Mais pas Qiao, véritable héroïne romanesque digne, elle, du mythique «monde des rivières et des lacs» à l’ancienne. Elle est habitée à l’extrême par une double fidélité, aux principes du code de l’honneur et à l’homme qu’elle aime –ou même, plus tard, qu’elle a aimé.

Un monde d’hommes, avec au centre Bin (Li Fan), le boss

Ce sont ces vertus qui sont mises à l’épreuves par la longue traversée que conte le film, une traversé de deux décennies, de 2001 à aujourd’hui. D’un bout à l’autre de la Chine, Qiao y affronte épreuves, trahisons et déceptions.

Mais son voyage n’est pas seulement une aventure individuelle et fictionelle, c’est l’histoire réelle d’un pays, d’un continent, d’un empire en train de bouleverser son mode d’existence, la vie de son milliard et demi d’habitants, et l’équilibre du monde.

Un nouveau monde

Le film poursuit en effet l’immense proposition construite, également depuis vingt ans, par Jia Zhang-ke.
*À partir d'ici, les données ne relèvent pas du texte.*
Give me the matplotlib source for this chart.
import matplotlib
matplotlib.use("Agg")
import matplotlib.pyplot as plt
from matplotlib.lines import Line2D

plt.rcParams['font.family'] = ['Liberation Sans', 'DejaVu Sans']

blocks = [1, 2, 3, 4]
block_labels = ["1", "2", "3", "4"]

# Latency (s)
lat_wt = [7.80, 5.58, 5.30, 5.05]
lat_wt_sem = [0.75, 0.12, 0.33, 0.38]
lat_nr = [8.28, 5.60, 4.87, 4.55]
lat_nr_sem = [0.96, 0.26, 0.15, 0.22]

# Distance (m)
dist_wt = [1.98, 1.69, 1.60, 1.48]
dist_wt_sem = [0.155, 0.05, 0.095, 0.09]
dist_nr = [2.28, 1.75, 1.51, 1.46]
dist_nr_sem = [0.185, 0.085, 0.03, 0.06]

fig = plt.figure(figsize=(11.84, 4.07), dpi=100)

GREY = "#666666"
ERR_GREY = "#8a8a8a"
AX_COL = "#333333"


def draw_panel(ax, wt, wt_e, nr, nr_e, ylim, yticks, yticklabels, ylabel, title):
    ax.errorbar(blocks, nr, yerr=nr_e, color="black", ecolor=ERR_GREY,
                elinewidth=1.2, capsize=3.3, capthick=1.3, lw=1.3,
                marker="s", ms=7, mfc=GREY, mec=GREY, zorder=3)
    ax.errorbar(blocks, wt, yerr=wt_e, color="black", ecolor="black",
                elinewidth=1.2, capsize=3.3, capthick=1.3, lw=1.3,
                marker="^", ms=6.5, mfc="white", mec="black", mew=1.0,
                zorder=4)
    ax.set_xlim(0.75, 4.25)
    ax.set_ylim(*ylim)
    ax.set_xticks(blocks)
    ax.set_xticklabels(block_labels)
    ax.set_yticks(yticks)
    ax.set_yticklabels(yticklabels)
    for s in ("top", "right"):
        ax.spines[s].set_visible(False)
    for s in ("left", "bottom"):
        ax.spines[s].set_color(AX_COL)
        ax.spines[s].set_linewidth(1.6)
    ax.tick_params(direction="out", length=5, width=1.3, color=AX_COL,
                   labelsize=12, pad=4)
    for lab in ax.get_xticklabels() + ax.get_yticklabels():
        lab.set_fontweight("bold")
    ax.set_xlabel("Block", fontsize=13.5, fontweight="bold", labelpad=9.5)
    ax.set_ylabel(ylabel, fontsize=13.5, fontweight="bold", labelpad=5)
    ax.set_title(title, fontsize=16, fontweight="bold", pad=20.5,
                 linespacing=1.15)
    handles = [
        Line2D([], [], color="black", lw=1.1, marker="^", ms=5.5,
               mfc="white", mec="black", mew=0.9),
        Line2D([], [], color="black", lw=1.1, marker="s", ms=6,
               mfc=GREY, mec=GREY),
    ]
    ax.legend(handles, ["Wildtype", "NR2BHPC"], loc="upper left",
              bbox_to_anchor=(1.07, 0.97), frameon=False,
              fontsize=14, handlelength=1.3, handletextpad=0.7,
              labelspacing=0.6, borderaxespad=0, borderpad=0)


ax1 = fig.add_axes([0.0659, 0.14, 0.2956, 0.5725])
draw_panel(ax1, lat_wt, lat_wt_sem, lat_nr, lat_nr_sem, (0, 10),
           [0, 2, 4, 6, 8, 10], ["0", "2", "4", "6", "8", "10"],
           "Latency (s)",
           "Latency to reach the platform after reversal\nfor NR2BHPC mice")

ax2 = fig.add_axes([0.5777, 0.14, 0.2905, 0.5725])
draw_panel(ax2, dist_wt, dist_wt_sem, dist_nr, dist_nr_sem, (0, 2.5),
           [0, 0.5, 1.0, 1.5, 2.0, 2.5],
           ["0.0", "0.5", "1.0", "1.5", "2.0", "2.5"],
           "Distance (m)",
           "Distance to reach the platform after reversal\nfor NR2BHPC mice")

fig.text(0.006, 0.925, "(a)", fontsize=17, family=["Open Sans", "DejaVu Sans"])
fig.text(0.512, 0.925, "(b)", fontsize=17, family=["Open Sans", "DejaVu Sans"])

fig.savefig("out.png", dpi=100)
À des titres divers, il est en effet possible de considérer que les dix longs métrages de fiction depuis son Xiao-wu artisan pickpocket en 1997 sont consacrés au même thème: l’entrée de la Chine dans le XXIe siècle.
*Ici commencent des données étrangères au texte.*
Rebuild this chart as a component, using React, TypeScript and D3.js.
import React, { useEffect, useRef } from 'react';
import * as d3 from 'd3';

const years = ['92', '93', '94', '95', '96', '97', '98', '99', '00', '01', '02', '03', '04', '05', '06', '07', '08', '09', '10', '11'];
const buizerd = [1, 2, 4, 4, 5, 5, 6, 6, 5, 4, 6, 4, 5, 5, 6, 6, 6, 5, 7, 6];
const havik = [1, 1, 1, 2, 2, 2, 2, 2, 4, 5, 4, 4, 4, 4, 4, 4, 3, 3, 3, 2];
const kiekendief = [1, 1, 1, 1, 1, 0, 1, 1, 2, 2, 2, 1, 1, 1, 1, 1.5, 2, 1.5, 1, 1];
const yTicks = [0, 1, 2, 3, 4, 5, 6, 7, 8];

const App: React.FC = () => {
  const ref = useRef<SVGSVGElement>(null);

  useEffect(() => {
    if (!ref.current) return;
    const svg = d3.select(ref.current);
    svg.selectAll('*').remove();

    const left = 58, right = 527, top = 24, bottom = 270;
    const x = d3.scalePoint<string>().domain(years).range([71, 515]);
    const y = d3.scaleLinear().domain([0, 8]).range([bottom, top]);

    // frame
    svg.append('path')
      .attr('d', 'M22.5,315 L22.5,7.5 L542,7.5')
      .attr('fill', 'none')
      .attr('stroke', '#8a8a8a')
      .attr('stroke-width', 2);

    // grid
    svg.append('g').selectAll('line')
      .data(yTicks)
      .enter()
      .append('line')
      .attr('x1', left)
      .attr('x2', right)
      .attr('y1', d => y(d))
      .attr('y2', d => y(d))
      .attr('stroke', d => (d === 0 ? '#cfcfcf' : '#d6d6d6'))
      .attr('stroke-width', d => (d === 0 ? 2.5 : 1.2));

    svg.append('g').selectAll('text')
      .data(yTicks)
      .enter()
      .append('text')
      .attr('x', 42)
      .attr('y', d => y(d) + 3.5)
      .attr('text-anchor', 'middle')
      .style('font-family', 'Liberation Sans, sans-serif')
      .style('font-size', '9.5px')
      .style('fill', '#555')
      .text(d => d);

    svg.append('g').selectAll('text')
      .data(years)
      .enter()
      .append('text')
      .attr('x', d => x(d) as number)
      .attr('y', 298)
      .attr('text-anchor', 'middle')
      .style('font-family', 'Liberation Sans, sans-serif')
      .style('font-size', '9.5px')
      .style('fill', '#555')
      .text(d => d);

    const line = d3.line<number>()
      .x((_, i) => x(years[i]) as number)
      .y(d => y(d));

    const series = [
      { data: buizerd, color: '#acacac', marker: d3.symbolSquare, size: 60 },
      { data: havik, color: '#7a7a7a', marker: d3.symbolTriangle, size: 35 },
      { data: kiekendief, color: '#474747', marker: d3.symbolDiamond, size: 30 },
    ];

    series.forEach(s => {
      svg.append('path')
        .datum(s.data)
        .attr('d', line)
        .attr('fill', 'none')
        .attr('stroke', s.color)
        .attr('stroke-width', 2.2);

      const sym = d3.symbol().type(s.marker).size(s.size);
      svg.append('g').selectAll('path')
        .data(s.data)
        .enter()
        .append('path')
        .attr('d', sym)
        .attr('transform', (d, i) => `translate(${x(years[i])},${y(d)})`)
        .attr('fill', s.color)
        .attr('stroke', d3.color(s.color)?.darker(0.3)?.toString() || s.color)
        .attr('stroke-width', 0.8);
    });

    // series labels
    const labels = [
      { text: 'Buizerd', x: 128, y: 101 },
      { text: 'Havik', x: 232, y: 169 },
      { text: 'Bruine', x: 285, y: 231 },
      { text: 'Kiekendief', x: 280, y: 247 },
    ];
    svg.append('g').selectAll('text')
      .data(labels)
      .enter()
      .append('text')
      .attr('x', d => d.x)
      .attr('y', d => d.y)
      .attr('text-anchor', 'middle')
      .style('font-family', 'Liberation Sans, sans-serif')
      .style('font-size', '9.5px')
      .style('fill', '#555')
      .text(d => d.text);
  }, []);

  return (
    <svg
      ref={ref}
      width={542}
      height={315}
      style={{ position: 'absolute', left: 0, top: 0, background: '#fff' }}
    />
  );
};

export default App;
C’est à dire sans doute l’événement planétaire le plus important depuis la découverte de l’Amérique, un basculement d’une ampleur telle qu’on est loin, très loin d’en avoir pris la mesure –surtout en Europe toujours persuadée d’être le centre du monde, alors que celui-ci n’est même plus en Occident.

Et c’est bien, à nouveau, l’enjeu de ce nouveau film. Mais il le fait avec un élan, une complexité, et aussi un geste d’amour envers le cinéma sans précédent dans son œuvre, qui confère à ce film une place exceptionnelle au sein de son parcours. Et, aussi, une place exceptionnelle dans le cinéma mondial: quel autre film, quel autre cinéaste prend aujourd’hui en charge rien moins que l’histoire au présent d’une civilisation?

Geste d’amour envers le cinéma? Agencés avec une impressionnante liberté, film de gangsters et comédie musicale, science fiction et documentaire, burlesque et mélodrame s’allient en efet pour accompagner, de 2001 à 2018, l’histoire de Qiao, et l’histoire de la Chine contemporaine.

Geste d’amour, aussi, pour une femme, et pour une actrice, Zhao Tao.

Une actrice exceptionnelle

Elle est l’interprète de tous les films de Jia depuis le deuxième, Platform, en 2000. Danseuse de formation, comédienne dont les ressources n’ont cessé de se déployer davantage de film en film, elle offre avec ce nouveau rôle une interprétation incomparable.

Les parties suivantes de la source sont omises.